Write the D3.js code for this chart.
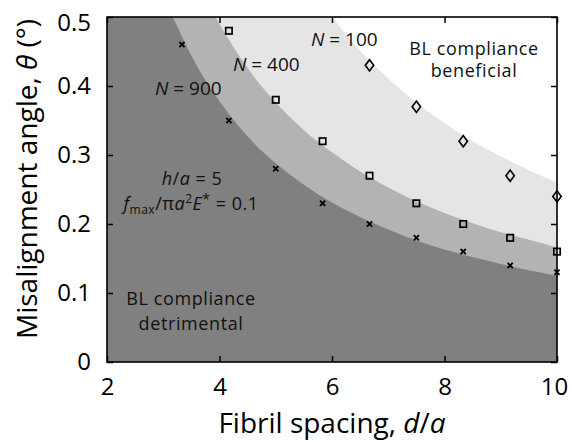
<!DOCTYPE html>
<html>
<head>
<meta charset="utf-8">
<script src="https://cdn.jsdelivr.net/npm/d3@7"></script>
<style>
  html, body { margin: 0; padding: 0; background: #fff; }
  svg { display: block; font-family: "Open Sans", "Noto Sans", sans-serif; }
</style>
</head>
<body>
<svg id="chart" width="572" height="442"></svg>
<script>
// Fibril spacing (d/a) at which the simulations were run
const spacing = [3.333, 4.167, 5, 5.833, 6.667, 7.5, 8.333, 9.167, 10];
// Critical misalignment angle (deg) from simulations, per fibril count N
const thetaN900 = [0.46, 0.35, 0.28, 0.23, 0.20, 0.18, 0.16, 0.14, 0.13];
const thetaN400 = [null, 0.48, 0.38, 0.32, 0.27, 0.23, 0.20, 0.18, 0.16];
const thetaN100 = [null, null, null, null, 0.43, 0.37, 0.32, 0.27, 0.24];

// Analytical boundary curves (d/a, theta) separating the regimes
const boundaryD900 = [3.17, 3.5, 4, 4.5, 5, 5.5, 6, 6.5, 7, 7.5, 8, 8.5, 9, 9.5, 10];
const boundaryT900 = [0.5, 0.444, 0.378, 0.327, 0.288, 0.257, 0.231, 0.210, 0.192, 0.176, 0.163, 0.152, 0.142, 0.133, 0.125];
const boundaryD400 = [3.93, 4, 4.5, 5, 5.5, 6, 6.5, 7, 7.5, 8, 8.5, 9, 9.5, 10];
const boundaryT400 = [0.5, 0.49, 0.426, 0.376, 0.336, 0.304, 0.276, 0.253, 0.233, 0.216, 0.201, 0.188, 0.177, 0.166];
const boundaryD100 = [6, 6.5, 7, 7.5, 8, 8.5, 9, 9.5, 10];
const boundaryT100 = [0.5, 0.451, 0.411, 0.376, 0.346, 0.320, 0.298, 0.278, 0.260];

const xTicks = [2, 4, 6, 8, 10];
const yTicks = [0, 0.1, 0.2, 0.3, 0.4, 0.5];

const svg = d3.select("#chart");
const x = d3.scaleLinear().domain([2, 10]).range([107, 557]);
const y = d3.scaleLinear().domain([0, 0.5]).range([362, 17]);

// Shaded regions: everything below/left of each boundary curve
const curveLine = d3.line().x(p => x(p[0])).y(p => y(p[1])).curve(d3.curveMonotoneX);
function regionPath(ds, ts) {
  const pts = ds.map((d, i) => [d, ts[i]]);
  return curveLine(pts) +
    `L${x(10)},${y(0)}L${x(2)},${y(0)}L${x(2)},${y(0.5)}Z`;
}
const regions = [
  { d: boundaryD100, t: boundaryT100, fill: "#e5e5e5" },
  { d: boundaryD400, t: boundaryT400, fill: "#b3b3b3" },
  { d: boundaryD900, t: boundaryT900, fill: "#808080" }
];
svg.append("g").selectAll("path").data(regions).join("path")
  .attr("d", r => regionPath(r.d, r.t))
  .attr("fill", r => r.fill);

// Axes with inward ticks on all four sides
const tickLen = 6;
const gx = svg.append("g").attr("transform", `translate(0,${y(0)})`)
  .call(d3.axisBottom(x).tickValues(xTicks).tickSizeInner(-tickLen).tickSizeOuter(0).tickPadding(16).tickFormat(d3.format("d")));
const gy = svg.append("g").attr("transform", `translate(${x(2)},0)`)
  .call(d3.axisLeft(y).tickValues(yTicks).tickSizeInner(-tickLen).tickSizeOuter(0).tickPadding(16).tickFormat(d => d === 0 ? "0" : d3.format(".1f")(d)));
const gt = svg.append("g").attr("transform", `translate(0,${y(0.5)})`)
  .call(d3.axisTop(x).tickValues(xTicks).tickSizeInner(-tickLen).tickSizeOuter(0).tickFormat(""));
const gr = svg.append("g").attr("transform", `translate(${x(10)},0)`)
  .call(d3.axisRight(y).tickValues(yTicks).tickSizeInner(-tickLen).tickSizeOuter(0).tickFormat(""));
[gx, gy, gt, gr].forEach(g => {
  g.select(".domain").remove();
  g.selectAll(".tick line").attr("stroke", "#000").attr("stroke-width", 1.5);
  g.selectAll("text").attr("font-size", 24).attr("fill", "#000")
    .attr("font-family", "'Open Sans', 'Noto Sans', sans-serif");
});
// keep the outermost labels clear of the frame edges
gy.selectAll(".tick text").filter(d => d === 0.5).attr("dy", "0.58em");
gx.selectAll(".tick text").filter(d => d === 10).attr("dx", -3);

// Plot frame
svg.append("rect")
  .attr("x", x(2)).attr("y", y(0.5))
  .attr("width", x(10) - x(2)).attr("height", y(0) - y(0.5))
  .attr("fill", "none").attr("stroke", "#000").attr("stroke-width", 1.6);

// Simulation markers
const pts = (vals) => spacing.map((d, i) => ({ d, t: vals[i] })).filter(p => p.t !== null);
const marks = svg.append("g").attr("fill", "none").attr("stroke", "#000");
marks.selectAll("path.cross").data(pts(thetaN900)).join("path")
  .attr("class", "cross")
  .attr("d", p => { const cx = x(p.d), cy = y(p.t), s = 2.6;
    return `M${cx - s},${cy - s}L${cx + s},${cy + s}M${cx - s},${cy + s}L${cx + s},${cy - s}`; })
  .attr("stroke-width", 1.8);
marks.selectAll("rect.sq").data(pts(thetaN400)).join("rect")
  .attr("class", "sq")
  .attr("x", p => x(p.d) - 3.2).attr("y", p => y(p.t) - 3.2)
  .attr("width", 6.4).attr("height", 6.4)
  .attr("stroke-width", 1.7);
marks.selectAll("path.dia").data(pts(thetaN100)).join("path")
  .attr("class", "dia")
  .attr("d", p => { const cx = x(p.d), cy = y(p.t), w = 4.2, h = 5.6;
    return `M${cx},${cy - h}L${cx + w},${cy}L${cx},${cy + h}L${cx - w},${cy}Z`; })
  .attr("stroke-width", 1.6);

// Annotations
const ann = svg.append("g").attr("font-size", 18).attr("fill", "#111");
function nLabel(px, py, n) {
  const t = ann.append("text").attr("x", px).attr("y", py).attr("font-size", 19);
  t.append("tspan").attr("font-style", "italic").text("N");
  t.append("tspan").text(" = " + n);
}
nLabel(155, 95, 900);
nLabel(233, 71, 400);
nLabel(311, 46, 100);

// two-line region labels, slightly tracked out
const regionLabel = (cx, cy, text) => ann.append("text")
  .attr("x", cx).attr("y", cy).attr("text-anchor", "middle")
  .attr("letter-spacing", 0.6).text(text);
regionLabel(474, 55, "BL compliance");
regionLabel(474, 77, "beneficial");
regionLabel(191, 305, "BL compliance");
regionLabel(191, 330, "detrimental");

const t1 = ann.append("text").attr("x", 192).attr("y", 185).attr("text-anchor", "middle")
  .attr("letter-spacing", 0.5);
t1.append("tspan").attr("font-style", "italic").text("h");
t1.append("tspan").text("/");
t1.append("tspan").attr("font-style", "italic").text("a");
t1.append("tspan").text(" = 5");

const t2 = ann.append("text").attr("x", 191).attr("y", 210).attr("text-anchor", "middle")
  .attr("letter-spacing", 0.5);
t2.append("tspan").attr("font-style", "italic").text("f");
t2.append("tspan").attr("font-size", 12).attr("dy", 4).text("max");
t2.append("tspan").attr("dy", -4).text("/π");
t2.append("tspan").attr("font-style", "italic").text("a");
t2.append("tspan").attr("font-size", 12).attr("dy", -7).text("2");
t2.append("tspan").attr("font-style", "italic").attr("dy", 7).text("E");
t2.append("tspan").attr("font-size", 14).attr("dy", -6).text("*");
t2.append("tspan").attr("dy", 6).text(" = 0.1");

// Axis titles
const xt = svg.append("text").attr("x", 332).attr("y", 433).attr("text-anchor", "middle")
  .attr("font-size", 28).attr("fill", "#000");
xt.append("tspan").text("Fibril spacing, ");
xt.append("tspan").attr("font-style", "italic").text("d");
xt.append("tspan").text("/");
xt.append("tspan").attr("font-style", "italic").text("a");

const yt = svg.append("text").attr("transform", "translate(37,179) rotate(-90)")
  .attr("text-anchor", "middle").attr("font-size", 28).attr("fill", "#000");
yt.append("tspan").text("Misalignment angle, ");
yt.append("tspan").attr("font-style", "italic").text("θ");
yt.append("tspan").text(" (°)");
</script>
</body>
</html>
######
Your task - Scan the material line by line and report each one that contains "chart".

Result for this task -
Write the D3.js code for this chart.
<svg id="chart" width="572" height="442"></svg>
const svg = d3.select("#chart");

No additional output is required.